Arising from the foregoing, this Appeal is moribund as it is completely lacking in merit and it is accordingly dismissed. Consequently, the judgment of the High Court of Justice Zamfara State sitting at Kaura Namoda in Suit No. ZMS/KN/M.449/2017 delivered on the 25th day of January, 2015 Coram: M. YUSHA’U, J., granting the claims of the Respondent is here affirmed. There are no orders as to costs.

ALI ABUBAKAR BABANDI GUMEL, J.C.A.: I have had the advantage of reading in draft the lead judgment just delivered by my learned brother, Oho JCA. I fully agree with the reasonings and conclusions made therein and I adopt them as mine to also dismiss this appeal.
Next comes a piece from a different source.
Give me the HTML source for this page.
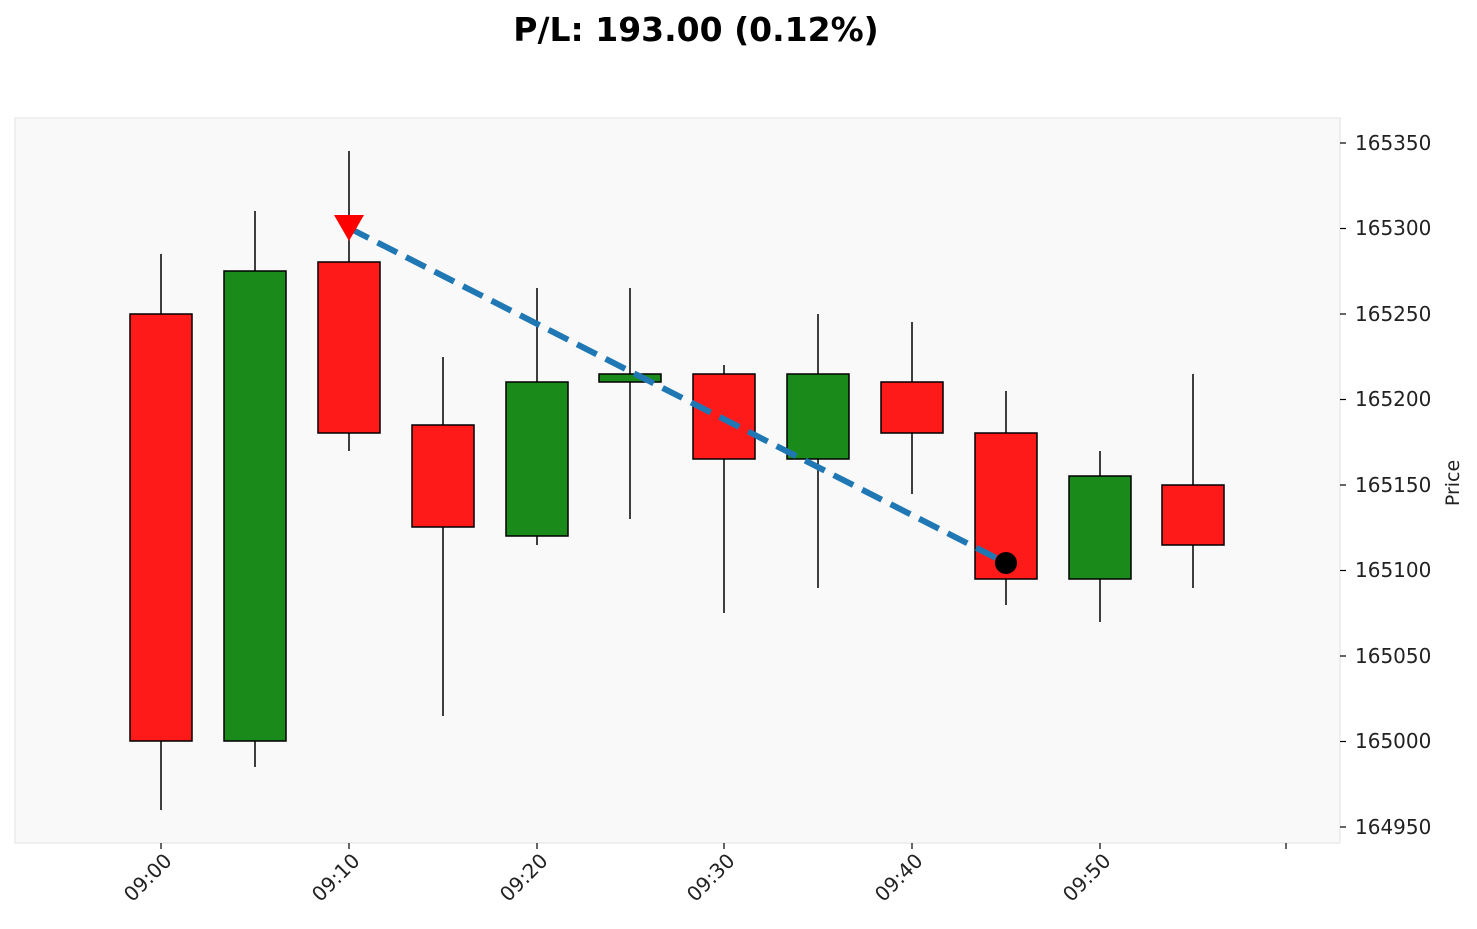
<!DOCTYPE html>
<html><head><meta charset="utf-8"><style>body{margin:0;background:#fff}svg{display:block}</style></head><body>
<svg width="1477" height="929" xmlns="http://www.w3.org/2000/svg" font-family="DejaVu Sans, Liberation Sans, sans-serif">
<text x="696" y="41" text-anchor="middle" font-size="33" font-weight="bold">P/L: 193.00 (0.12%)</text>
<rect x="15" y="118" width="1325" height="725" fill="#f9f9f9" stroke="#ebebeb" stroke-width="1.5"/>
<g stroke="#000" stroke-width="1.5">
<line x1="161" y1="254" x2="161" y2="810"/>
<line x1="255" y1="211" x2="255" y2="767"/>
<line x1="349" y1="151" x2="349" y2="451"/>
<line x1="443" y1="357" x2="443" y2="716"/>
<line x1="537" y1="288" x2="537" y2="545"/>
<line x1="630" y1="288" x2="630" y2="519"/>
<line x1="724" y1="365" x2="724" y2="613"/>
<line x1="818" y1="314" x2="818" y2="588"/>
<line x1="912" y1="322" x2="912" y2="494"/>
<line x1="1006" y1="391" x2="1006" y2="605"/>
<line x1="1100" y1="451" x2="1100" y2="622"/>
<line x1="1193" y1="374" x2="1193" y2="588"/>
</g>
<g stroke="#000" stroke-width="1.5">
<rect x="130" y="314" width="62" height="427" fill="#ff1a1a"/>
<rect x="224" y="271" width="62" height="470" fill="#1a8a1a"/>
<rect x="318" y="262" width="62" height="171" fill="#ff1a1a"/>
<rect x="412" y="425" width="62" height="102" fill="#ff1a1a"/>
<rect x="506" y="382" width="62" height="154" fill="#1a8a1a"/>
<rect x="599" y="374" width="62" height="8" fill="#1a8a1a"/>
<rect x="693" y="374" width="62" height="85" fill="#ff1a1a"/>
<rect x="787" y="374" width="62" height="85" fill="#1a8a1a"/>
<rect x="881" y="382" width="62" height="51" fill="#ff1a1a"/>
<rect x="975" y="433" width="62" height="146" fill="#ff1a1a"/>
<rect x="1069" y="476" width="62" height="103" fill="#1a8a1a"/>
<rect x="1162" y="485" width="62" height="60" fill="#ff1a1a"/>
</g>
<line x1="349" y1="228" x2="1006" y2="563" stroke="#1f77b4" stroke-width="6" stroke-dasharray="22,10"/>
<polygon points="334,215 364,215 349,241" fill="#ff0000"/>
<circle cx="1006" cy="563" r="11" fill="#000"/>
<g stroke="#000" stroke-width="1.2">
<line x1="1340" y1="143" x2="1346" y2="143"/><line x1="1340" y1="228.5" x2="1346" y2="228.5"/>
<line x1="1340" y1="314" x2="1346" y2="314"/><line x1="1340" y1="399.5" x2="1346" y2="399.5"/>
<line x1="1340" y1="485" x2="1346" y2="485"/><line x1="1340" y1="570.5" x2="1346" y2="570.5"/>
<line x1="1340" y1="656" x2="1346" y2="656"/><line x1="1340" y1="741.5" x2="1346" y2="741.5"/>
<line x1="1340" y1="827" x2="1346" y2="827"/>
</g>
<g font-size="20" fill="#222">
<text x="1355" y="150">165350</text><text x="1355" y="235">165300</text>
<text x="1355" y="321">165250</text><text x="1355" y="406">165200</text>
<text x="1355" y="492">165150</text><text x="1355" y="577">165100</text>
<text x="1355" y="663">165050</text><text x="1355" y="748">165000</text>
<text x="1355" y="834">164950</text>
</g>
<text transform="translate(1459,483) rotate(-90)" text-anchor="middle" font-size="19" fill="#222">Price</text>
<g stroke="#000" stroke-width="1.2">
<line x1="161" y1="843" x2="161" y2="849"/><line x1="349" y1="843" x2="349" y2="849"/>
<line x1="537" y1="843" x2="537" y2="849"/><line x1="724" y1="843" x2="724" y2="849"/>
<line x1="912" y1="843" x2="912" y2="849"/><line x1="1100" y1="843" x2="1100" y2="849"/>
<line x1="1286" y1="843" x2="1286" y2="849"/>
</g>
<g font-size="20" fill="#222" text-anchor="end">
<text transform="translate(173,862) rotate(-45)">09:00</text>
<text transform="translate(361,862) rotate(-45)">09:10</text>
<text transform="translate(549,862) rotate(-45)">09:20</text>
<text transform="translate(736,862) rotate(-45)">09:30</text>
<text transform="translate(924,862) rotate(-45)">09:40</text>
<text transform="translate(1112,862) rotate(-45)">09:50</text>
</g>
</svg>
</body></html>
I abide by all the consequential orders and make no order for costs too.

ABUBAKAR MAHMUD TALBA, J.C.A.: I had the privilege of reading in draft, the judgment just delivered by my learned brother FREDERICK O. OHO JCA.

I am in entire agreement that the appeal totally lacks merit and therefore ought to be dismissed. I have nothing to add to a well- considered judgment. I also dismiss the appeal. I abide by the consequential order in the lead judgment. No order as to cost.